Entropy Production in Non-Equilibrium Neural Networks

Exploring applications of spin-model transformers

A murmuration of starlings at Gretna


This project is a work in progress (open research)


1. Introduction

✨ GitHub repository: mcbal/neqnn

In this post, we take the notion of treating neural networks as non-equilibrium thermodynamic systems seriously. We design a physics-inspired transformer module with adaptable couplings and memory parameters based on the naive mean-field dynamics of vector-spin models introduced in Spin-Model Transformers (2023). Using the underlying mean-field spin-model interpretation, we can derive an expression for entropy production, a thermodynamic quantity measuring “instantaneous” irreversibility by quantifying the asymmetry between forward and backward time steps.
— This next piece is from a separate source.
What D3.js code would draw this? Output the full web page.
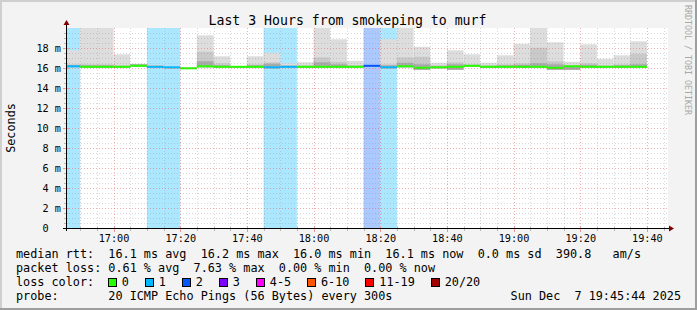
<!DOCTYPE html>
<html><head><meta charset="utf-8">
<script src="https://cdn.jsdelivr.net/npm/d3@7/dist/d3.min.js"></script>
<style>
html,body{margin:0;padding:0;background:#f3f3f3;overflow:hidden;}
svg{display:block;}
text{font-family:"DejaVu Sans Mono",monospace;}
</style></head><body>
<svg id="chart" width="697" height="310"></svg>
<script>
// ---------------- data ----------------
const title = "Last 3 Hours from smokeping to murf";
const yAxisTitle = "Seconds";
const watermark = "RRDTOOL / TOBI OETIKER";
const rangeStart = "2025-12-07 16:45:44";
const rangeEnd = "2025-12-07 19:45:44";
const stepSeconds = 300;
const stepTimes = ["16:45","16:50","16:55","17:00","17:05","17:10","17:15","17:20","17:25","17:30","17:35","17:40","17:45","17:50","17:55","18:00","18:05","18:10","18:15","18:20","18:25","18:30","18:35","18:40","18:45","18:50","18:55","19:00","19:05","19:10","19:15","19:20","19:25","19:30","19:35"];
// milliseconds
const medianRtt = [16.2,16.15,16.15,16.15,16.25,16.15,16.1,16.0,16.2,16.15,16.15,16.15,16.1,16.15,16.15,16.15,16.15,16.15,16.25,16.1,16.2,16.05,16.1,16.15,16.25,16.15,16.15,16.15,16.15,16.05,16.2,16.15,16.15,16.15,16.15];
const smokeMin = [16.1,16.05,16.05,16.05,16.15,16.05,16.0,15.95,16.1,16.05,16.05,16.05,16.0,16.05,16.05,16.05,16.05,16.05,16.15,16.0,16.1,15.85,16.0,15.85,16.15,16.05,16.05,16.05,16.05,15.85,15.85,16.05,16.05,16.05,16.05];
const smokeInner = [16.3,16.3,16.3,16.2,16.4,16.25,16.1,16.05,16.7,16.3,16.15,16.3,16.45,16.25,16.2,16.6,16.4,16.25,16.3,16.3,16.55,16.4,16.2,16.4,16.3,16.2,16.3,16.35,16.5,16.4,16.25,16.35,16.2,16.3,16.4];
const smokeMid = [16.4,16.4,16.4,16.3,16.4,16.3,16.15,16.05,17.65,16.5,16.15,16.4,16.6,16.3,16.3,17.1,16.65,16.3,16.3,16.4,17.1,17.15,16.3,16.6,16.4,16.3,16.4,16.5,18.05,16.7,16.3,16.5,16.3,16.4,17.45];
const smokeMax = [17.8,22,22,17.4,16.45,16.35,16.2,16.05,19.3,17.2,16.2,17.2,17.56,16.5,16.6,22,18.9,16.75,16.3,18.9,22,18.15,16.55,17.8,17.4,16.55,17.3,18.45,22,18.6,16.65,18.4,16.95,17.3,18.7];
const lossCount = [1,0,0,0,0,1,1,0,0,0,0,0,1,1,0,0,0,0,2,1,0,0,0,0,0,0,0,0,0,0,0,0,0,0,0];
const lossLabels = ["0","1","2","3","4-5","6-10","11-19","20/20"];
const lossUpper = [0,1,2,3,5,10,19,20];
const lossColors = ["#26ff00","#00b8ff","#0059ff","#7e00ff","#ff00ff","#ff5500","#ff0000","#a10000"];
const xTickLabels = ["17:00","17:20","17:40","18:00","18:20","18:40","19:00","19:20","19:40"];
const yTickValues = [0,2,4,6,8,10,12,14,16,18];
const yTickLabels = ["0","2 m","4 m","6 m","8 m","10 m","12 m","14 m","16 m","18 m"];
const legendRtt = "median rtt:  16.1 ms avg  16.2 ms max  16.0 ms min  16.1 ms now  0.0 ms sd  390.8   am/s";
const legendLoss = "packet loss: 0.61 % avg  7.63 % max  0.00 % min  0.00 % now";
const legendLossColor = "loss color:";
const legendProbe = "probe:       20 ICMP Echo Pings (56 Bytes) every 300s";
const timestamp = "Sun Dec  7 19:45:44 2025";

// ---------------- layout ----------------
const W = 697, H = 310;
const L = 66, R = 666, T = 28, B = 228;
const charW = 7.1;
const parseFull = d3.timeParse("%Y-%m-%d %H:%M:%S");
const parseHM = s => parseFull("2025-12-07 " + s + ":00");

const x = d3.scaleTime().domain([parseFull(rangeStart), parseFull(rangeEnd)]).range([L, R]);
const y = d3.scaleLinear().domain([0, 20]).range([B + 0.3, T + 0.3]);

const svg = d3.select("#chart");
svg.append("rect").attr("width", W).attr("height", H).attr("fill", "#f3f3f3");
// 3D frame
svg.append("rect").attr("x",0).attr("y",0).attr("width",W).attr("height",2).attr("fill","#cfcfcf");
svg.append("rect").attr("x",0).attr("y",0).attr("width",2).attr("height",H).attr("fill","#cfcfcf");
svg.append("rect").attr("x",0).attr("y",H-2).attr("width",W).attr("height",2).attr("fill","#9e9e9e");
svg.append("rect").attr("x",W-2).attr("y",0).attr("width",2).attr("height",H).attr("fill","#9e9e9e");

// canvas
svg.append("rect").attr("x", L).attr("y", T).attr("width", R - L + 2).attr("height", B - T).attr("fill", "#ffffff");
svg.append("clipPath").attr("id","plotclip").append("rect").attr("x", L).attr("y", T).attr("width", R - L + 2).attr("height", B - T);

const plot = svg.append("g").attr("clip-path","url(#plotclip)");
const bars = stepTimes.map((t, i) => {
  const s = parseHM(t);
  const e = new Date(s.getTime() + stepSeconds * 1000);
  return {i, x0: Math.max(L, x(s)), x1: x(e), med: medianRtt[i], min: smokeMin[i], inner: smokeInner[i], mid: smokeMid[i], max: smokeMax[i], loss: lossCount[i]};
});
const lossIndex = n => lossUpper.findIndex(u => n <= u);

// loss backgrounds
plot.selectAll("rect.lossbg").data(bars.filter(d => d.loss > 0)).join("rect")
  .attr("class","lossbg")
  .attr("x", d => d.x0).attr("width", d => d.x1 - d.x0)
  .attr("y", T).attr("height", B - T)
  .attr("fill", d => lossColors[lossIndex(d.loss)]).attr("fill-opacity", 0.33);

// smoke
const smokeLayers = [["max","#dddddd"],["mid","#c9c9c9"],["inner","#a9a9a9"]];
smokeLayers.forEach(([k, col]) => {
  plot.selectAll("rect.smoke-" + k).data(bars.filter(d => d[k] > d.min)).join("rect")
    .attr("class","smoke-" + k)
    .attr("x", d => d.x0).attr("width", d => d.x1 - d.x0)
    .attr("y", d => y(d[k])).attr("height", d => y(d.min) - y(d[k]))
    .attr("fill", col);
});

// grid
const grid = svg.append("g").attr("shape-rendering","crispEdges");
const minorY = d3.range(1, 40).map(v => v / 2).filter(v => v % 2 !== 0);
const majorY = yTickValues.filter(v => v > 0);
const minorCol = "rgba(143,143,143,0.35)", majorCol = "rgba(222,80,80,0.45)";
grid.selectAll("line.gy").data(minorY).join("line")
  .attr("x1", L).attr("x2", R + 2).attr("y1", d => Math.round(y(d)) + 0.5).attr("y2", d => Math.round(y(d)) + 0.5)
  .attr("stroke", minorCol).attr("stroke-dasharray","1,2");
grid.selectAll("line.gmy").data(majorY).join("line")
  .attr("x1", L).attr("x2", R + 2).attr("y1", d => Math.round(y(d)) + 0.5).attr("y2", d => Math.round(y(d)) + 0.5)
  .attr("stroke", majorCol).attr("stroke-dasharray","1,2");
const allMinor = d3.timeMinute.every(5).range(parseFull(rangeStart), parseFull(rangeEnd));
const xMajorDates = xTickLabels.map(parseHM);
const isMajor = d => d.getMinutes() % 20 === 0;
grid.selectAll("line.gx").data(allMinor.filter(d => !isMajor(d))).join("line")
  .attr("x1", d => Math.round(x(d)) + 0.5).attr("x2", d => Math.round(x(d)) + 0.5).attr("y1", T).attr("y2", B)
  .attr("stroke", minorCol).attr("stroke-dasharray","1,2");
grid.selectAll("line.gmx").data(xMajorDates).join("line")
  .attr("x1", d => Math.round(x(d)) + 0.5).attr("x2", d => Math.round(x(d)) + 0.5).attr("y1", T).attr("y2", B)
  .attr("stroke", majorCol).attr("stroke-dasharray","1,2");

// median lines coloured by loss
plot.selectAll("rect.median").data(bars).join("rect")
  .attr("class","median")
  .attr("x", d => d.x0).attr("width", d => d.x1 - d.x0)
  .attr("y", d => y(d.med) - 1).attr("height", 2)
  .attr("fill", d => lossColors[lossIndex(d.loss)]);

// ticks on axes
const ticks = svg.append("g").attr("shape-rendering","crispEdges");
ticks.selectAll("line.tx").data(allMinor.filter(d => !isMajor(d))).join("line")
  .attr("x1", d => Math.round(x(d)) + 0.5).attr("x2", d => Math.round(x(d)) + 0.5).attr("y1", B - 1).attr("y2", B + 3)
  .attr("stroke", "#b8b8b8");
ticks.selectAll("line.tmx").data(xMajorDates).join("line")
  .attr("x1", d => Math.round(x(d)) + 0.5).attr("x2", d => Math.round(x(d)) + 0.5).attr("y1", B - 2).attr("y2", B + 4)
  .attr("stroke", "#e89a9a");
ticks.selectAll("line.ty").data(minorY).join("line")
  .attr("x1", L - 2).attr("x2", L + 2).attr("y1", d => Math.round(y(d)) + 0.5).attr("y2", d => Math.round(y(d)) + 0.5)
  .attr("stroke", "#b8b8b8");
ticks.selectAll("line.tmy").data(majorY).join("line")
  .attr("x1", L - 3).attr("x2", L + 3).attr("y1", d => Math.round(y(d)) + 0.5).attr("y2", d => Math.round(y(d)) + 0.5)
  .attr("stroke", "#e89a9a");

// axes lines + arrows
const ax = svg.append("g").attr("shape-rendering","crispEdges");
ax.append("line").attr("x1", L - 3).attr("x2", R + 4).attr("y1", B + 0.5).attr("y2", B + 0.5).attr("stroke","#000");
ax.append("line").attr("x1", L + 0.5).attr("x2", L + 0.5).attr("y1", B + 3).attr("y2", T - 3).attr("stroke","#000");
svg.append("path").attr("d", `M${R+3},${B-2.5} L${R+8},${B+0.5} L${R+3},${B+3.5} Z`).attr("fill","#7f0000");
svg.append("path").attr("d", `M${L-2.5},${T-3} L${L+0.5},${T-8} L${L+3.5},${T-3} Z`).attr("fill","#7f0000");

// axis labels
svg.selectAll("text.xl").data(xTickLabels).join("text")
  .attr("x", d => x(parseHM(d)) + 0.5).attr("y", B + 13.5)
  .attr("text-anchor","middle").attr("font-size","10.2px").attr("fill","#000").text(d => d);
svg.selectAll("text.yl").data(yTickValues).join("text")
  .attr("x", L - 5).attr("y", d => y(d) + 3.8)
  .attr("text-anchor","end").attr("font-size","10.2px").attr("fill","#000")
  .attr("xml:space","preserve").style("white-space","pre")
  .text((d, i) => yTickLabels[i].includes(" ") ? yTickLabels[i] : yTickLabels[i] + "  ");

// title
svg.append("text").attr("x", 347.5).attr("y", 24.5).attr("text-anchor","middle")
  .attr("font-size","13.2px").attr("fill","#000").text(title);
// y axis title
svg.append("text").attr("transform","translate(15,128) rotate(-90)").attr("text-anchor","middle")
  .attr("font-size","11.8px").attr("fill","#000").text(yAxisTitle);
// watermark
svg.append("text").attr("transform","translate(684.5,5) rotate(90)").attr("text-anchor","start")
  .attr("font-size","8.3px").attr("fill","#a8a8a8").text(watermark);

// legend
const leg = svg.append("g").attr("font-size","11.8px").attr("fill","#000");
const row = (txt, yy) => leg.append("text").attr("x", 16).attr("y", yy)
  .attr("xml:space","preserve").style("white-space","pre").text(txt);
row(legendRtt, 258);
row(legendLoss, 272);
row(legendLossColor, 286);
row(legendProbe, 300);
leg.append("text").attr("x", 681).attr("y", 300).attr("text-anchor","end")
  .attr("xml:space","preserve").style("white-space","pre").text(timestamp);
let lx = 16 + 13 * charW - 0.5;
lossLabels.forEach((lab, i) => {
  leg.append("rect").attr("x", lx + 0.5).attr("y", 278.5).attr("width", 8).attr("height", 8)
    .attr("fill", lossColors[i]).attr("stroke","#000").attr("stroke-width",1).attr("shape-rendering","crispEdges");
  leg.append("text").attr("x", lx + 14).attr("y", 286).text(lab);
  lx += 29.9 + lab.length * charW;
});
</script>
</body></html>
Since every step in our mean-field setup is differentiable, entropy production can be made into a loss function. For example, maximizing entropy production incentivizes the system to lean into the external drive by nudging its parameters to dump entropy as fast as possible in a way that maximizes uncertainty given constraints. Internally, we imagine the system reshaping itself into ordered structures to enable more efficient dissipation of the internal tension caused by the incoming data stream.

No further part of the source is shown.